• _EXERCISE_
Copy out the listing that follows, exactly, without its pictures.

====

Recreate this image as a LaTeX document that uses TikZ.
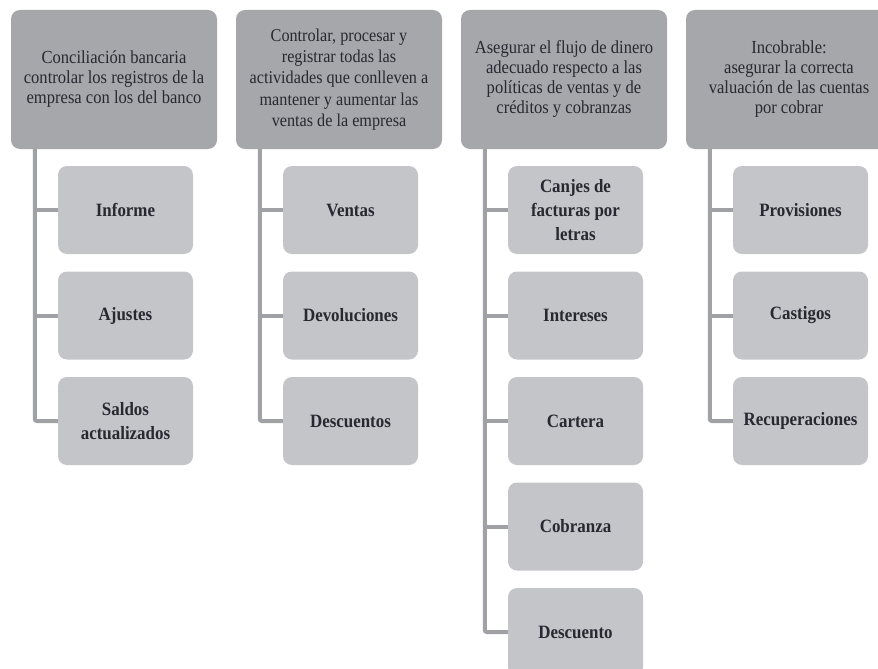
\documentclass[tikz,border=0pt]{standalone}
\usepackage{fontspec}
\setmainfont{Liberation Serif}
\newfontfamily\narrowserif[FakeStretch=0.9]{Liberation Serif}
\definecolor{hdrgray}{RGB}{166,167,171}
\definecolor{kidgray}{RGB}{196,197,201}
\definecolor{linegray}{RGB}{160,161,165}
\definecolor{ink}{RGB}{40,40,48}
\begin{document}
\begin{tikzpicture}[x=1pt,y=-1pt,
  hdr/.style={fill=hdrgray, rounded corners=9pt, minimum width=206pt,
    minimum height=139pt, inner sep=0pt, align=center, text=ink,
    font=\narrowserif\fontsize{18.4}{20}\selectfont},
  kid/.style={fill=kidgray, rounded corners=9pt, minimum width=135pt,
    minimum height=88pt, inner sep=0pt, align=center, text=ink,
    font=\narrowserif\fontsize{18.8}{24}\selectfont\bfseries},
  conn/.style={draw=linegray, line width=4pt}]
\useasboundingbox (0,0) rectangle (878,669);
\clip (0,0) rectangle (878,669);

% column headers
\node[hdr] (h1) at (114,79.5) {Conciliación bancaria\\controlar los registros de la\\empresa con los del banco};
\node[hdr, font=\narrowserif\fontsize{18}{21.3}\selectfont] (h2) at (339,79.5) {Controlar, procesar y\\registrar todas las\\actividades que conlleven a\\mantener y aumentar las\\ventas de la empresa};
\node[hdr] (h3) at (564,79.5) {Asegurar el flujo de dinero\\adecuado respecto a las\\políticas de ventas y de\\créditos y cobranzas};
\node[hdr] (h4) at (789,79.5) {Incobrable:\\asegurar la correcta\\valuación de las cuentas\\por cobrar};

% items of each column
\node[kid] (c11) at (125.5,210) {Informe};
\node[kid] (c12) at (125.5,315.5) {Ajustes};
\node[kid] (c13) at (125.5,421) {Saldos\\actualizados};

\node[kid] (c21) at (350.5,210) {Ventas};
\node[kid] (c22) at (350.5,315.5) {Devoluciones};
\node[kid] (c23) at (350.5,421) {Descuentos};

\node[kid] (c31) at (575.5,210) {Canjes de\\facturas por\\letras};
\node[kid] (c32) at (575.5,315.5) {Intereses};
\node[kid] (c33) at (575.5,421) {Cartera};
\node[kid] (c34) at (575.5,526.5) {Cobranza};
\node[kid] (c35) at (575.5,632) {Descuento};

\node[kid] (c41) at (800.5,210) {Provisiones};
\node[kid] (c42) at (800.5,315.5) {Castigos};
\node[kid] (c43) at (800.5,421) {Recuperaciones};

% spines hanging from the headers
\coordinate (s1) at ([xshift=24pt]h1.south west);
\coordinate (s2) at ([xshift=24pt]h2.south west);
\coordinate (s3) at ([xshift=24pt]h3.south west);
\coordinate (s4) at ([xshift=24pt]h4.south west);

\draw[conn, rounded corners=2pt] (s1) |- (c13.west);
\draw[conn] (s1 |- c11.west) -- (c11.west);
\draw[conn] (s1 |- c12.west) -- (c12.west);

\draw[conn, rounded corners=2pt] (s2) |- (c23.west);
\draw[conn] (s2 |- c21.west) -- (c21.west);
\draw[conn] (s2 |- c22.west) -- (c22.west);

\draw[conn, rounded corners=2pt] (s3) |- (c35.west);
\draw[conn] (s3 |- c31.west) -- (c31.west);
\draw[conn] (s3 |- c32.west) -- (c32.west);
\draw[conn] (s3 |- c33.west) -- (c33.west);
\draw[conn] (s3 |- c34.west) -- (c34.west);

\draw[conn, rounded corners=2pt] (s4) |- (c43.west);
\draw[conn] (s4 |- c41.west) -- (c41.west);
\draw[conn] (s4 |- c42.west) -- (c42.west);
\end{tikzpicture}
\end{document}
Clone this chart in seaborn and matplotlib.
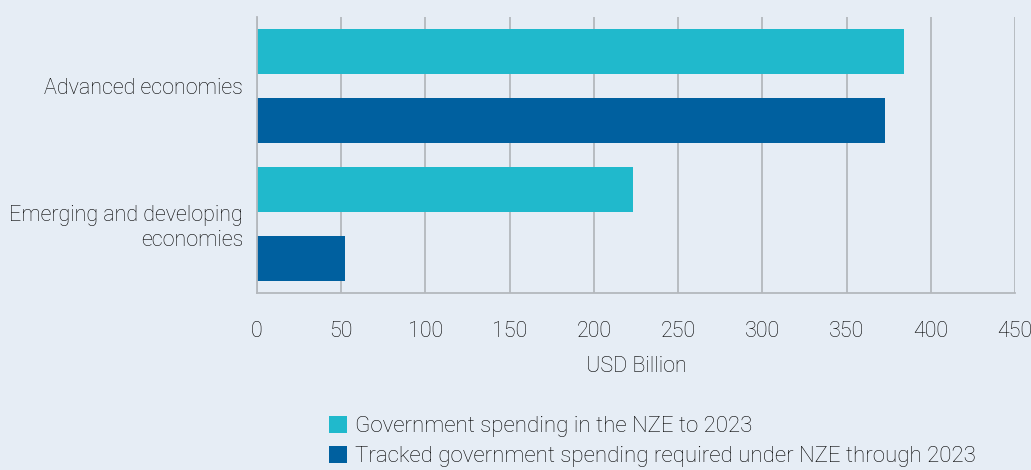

====

• _REPLY TO THE TASK_
Recreate this image as a LaTeX document that uses TikZ.
\documentclass[tikz,border=0pt]{standalone}
\usepackage{fontspec}
\setmainfont{Liberation Serif}
\newfontfamily\narrowserif[FakeStretch=0.9]{Liberation Serif}
\definecolor{hdrgray}{RGB}{166,167,171}
\definecolor{kidgray}{RGB}{196,197,201}
\definecolor{linegray}{RGB}{160,161,165}
\definecolor{ink}{RGB}{40,40,48}
\begin{document}
\begin{tikzpicture}[x=1pt,y=-1pt,
  hdr/.style={fill=hdrgray, rounded corners=9pt, minimum width=206pt,
    minimum height=139pt, inner sep=0pt, align=center, text=ink,
    font=\narrowserif\fontsize{18.4}{20}\selectfont},
  kid/.style={fill=kidgray, rounded corners=9pt, minimum width=135pt,
    minimum height=88pt, inner sep=0pt, align=center, text=ink,
    font=\narrowserif\fontsize{18.8}{24}\selectfont\bfseries},
  conn/.style={draw=linegray, line width=4pt}]
\useasboundingbox (0,0) rectangle (878,669);
\clip (0,0) rectangle (878,669);

% column headers
\node[hdr] (h1) at (114,79.5) {Conciliación bancaria\\controlar los registros de la\\empresa con los del banco};
\node[hdr, font=\narrowserif\fontsize{18}{21.3}\selectfont] (h2) at (339,79.5) {Controlar, procesar y\\registrar todas las\\actividades que conlleven a\\mantener y aumentar las\\ventas de la empresa};
\node[hdr] (h3) at (564,79.5) {Asegurar el flujo de dinero\\adecuado respecto a las\\políticas de ventas y de\\créditos y cobranzas};
\node[hdr] (h4) at (789,79.5) {Incobrable:\\asegurar la correcta\\valuación de las cuentas\\por cobrar};

% items of each column
\node[kid] (c11) at (125.5,210) {Informe};
\node[kid] (c12) at (125.5,315.5) {Ajustes};
\node[kid] (c13) at (125.5,421) {Saldos\\actualizados};

\node[kid] (c21) at (350.5,210) {Ventas};
\node[kid] (c22) at (350.5,315.5) {Devoluciones};
\node[kid] (c23) at (350.5,421) {Descuentos};

\node[kid] (c31) at (575.5,210) {Canjes de\\facturas por\\letras};
\node[kid] (c32) at (575.5,315.5) {Intereses};
\node[kid] (c33) at (575.5,421) {Cartera};
\node[kid] (c34) at (575.5,526.5) {Cobranza};
\node[kid] (c35) at (575.5,632) {Descuento};

\node[kid] (c41) at (800.5,210) {Provisiones};
\node[kid] (c42) at (800.5,315.5) {Castigos};
\node[kid] (c43) at (800.5,421) {Recuperaciones};

% spines hanging from the headers
\coordinate (s1) at ([xshift=24pt]h1.south west);
\coordinate (s2) at ([xshift=24pt]h2.south west);
\coordinate (s3) at ([xshift=24pt]h3.south west);
\coordinate (s4) at ([xshift=24pt]h4.south west);

\draw[conn, rounded corners=2pt] (s1) |- (c13.west);
\draw[conn] (s1 |- c11.west) -- (c11.west);
\draw[conn] (s1 |- c12.west) -- (c12.west);

\draw[conn, rounded corners=2pt] (s2) |- (c23.west);
\draw[conn] (s2 |- c21.west) -- (c21.west);
\draw[conn] (s2 |- c22.west) -- (c22.west);

\draw[conn, rounded corners=2pt] (s3) |- (c35.west);
\draw[conn] (s3 |- c31.west) -- (c31.west);
\draw[conn] (s3 |- c32.west) -- (c32.west);
\draw[conn] (s3 |- c33.west) -- (c33.west);
\draw[conn] (s3 |- c34.west) -- (c34.west);

\draw[conn, rounded corners=2pt] (s4) |- (c43.west);
\draw[conn] (s4 |- c41.west) -- (c41.west);
\draw[conn] (s4 |- c42.west) -- (c42.west);
\end{tikzpicture}
\end{document}
Clone this chart in seaborn and matplotlib.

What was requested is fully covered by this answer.